You can dispute that despite having such large retention rates, making couples feel trapped in their relationship is a huge pitfall in the practice of arranged marriage. And while I would agree with you, is that to say that they have no voice at all in their own relationships? Just look at the case with my aunt: when she knew that her relationship was only hurting her, she made the conscious decision to do what was best for her and her children and file for divorce. What it boils down to is whether or not the individual will actively shape their own life. You cannot legitimately blame someone or something else for problems that you could easily solve. If you know your relationship is unhealthy and you want to end it, end it.

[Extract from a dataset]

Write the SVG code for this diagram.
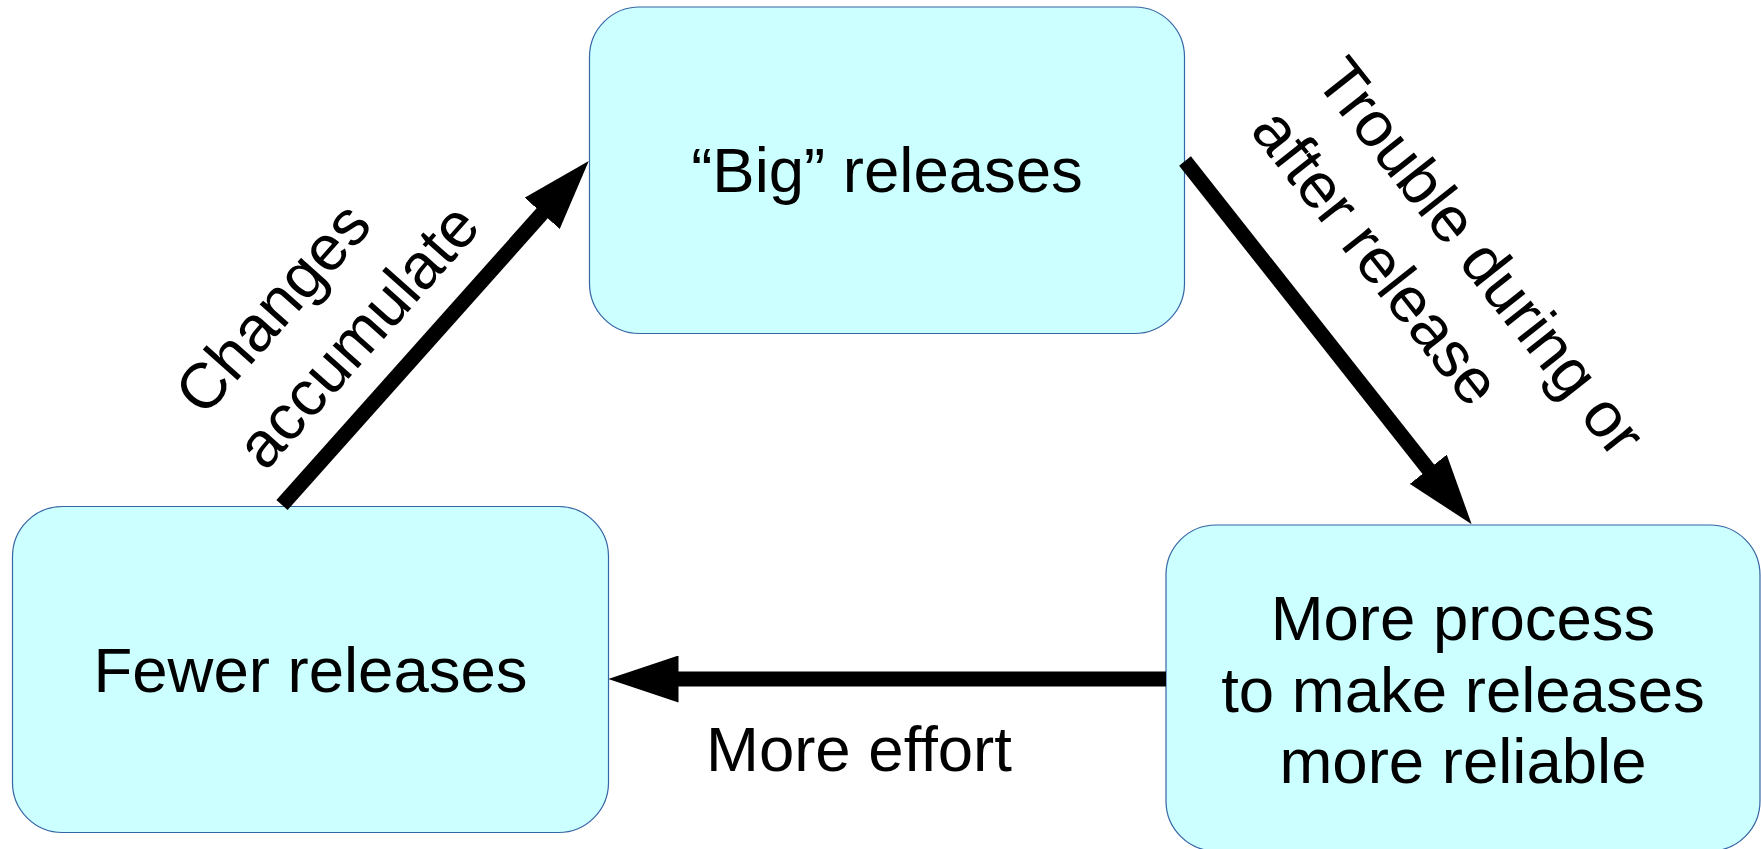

If you want to try and fix it, get marriage counseling; but do not just sit there and do nothing. This is the real world, you cannot walk up to the ocean and expect it to part; you either swim, or sit you sit on the beach and accept your decision. I will agree that arranged marriages can have their downsides, but with turnarounds on marriages in the US as short as couple days, the same could be said for love marriages. Being exposed to so many examples of successful relationships such as my parents and numerous other relatives, I cannot detest the concept of arranged marriage as a whole. It is a practice that has worked for many generations, and I am certain that it is not going to die out any time soon.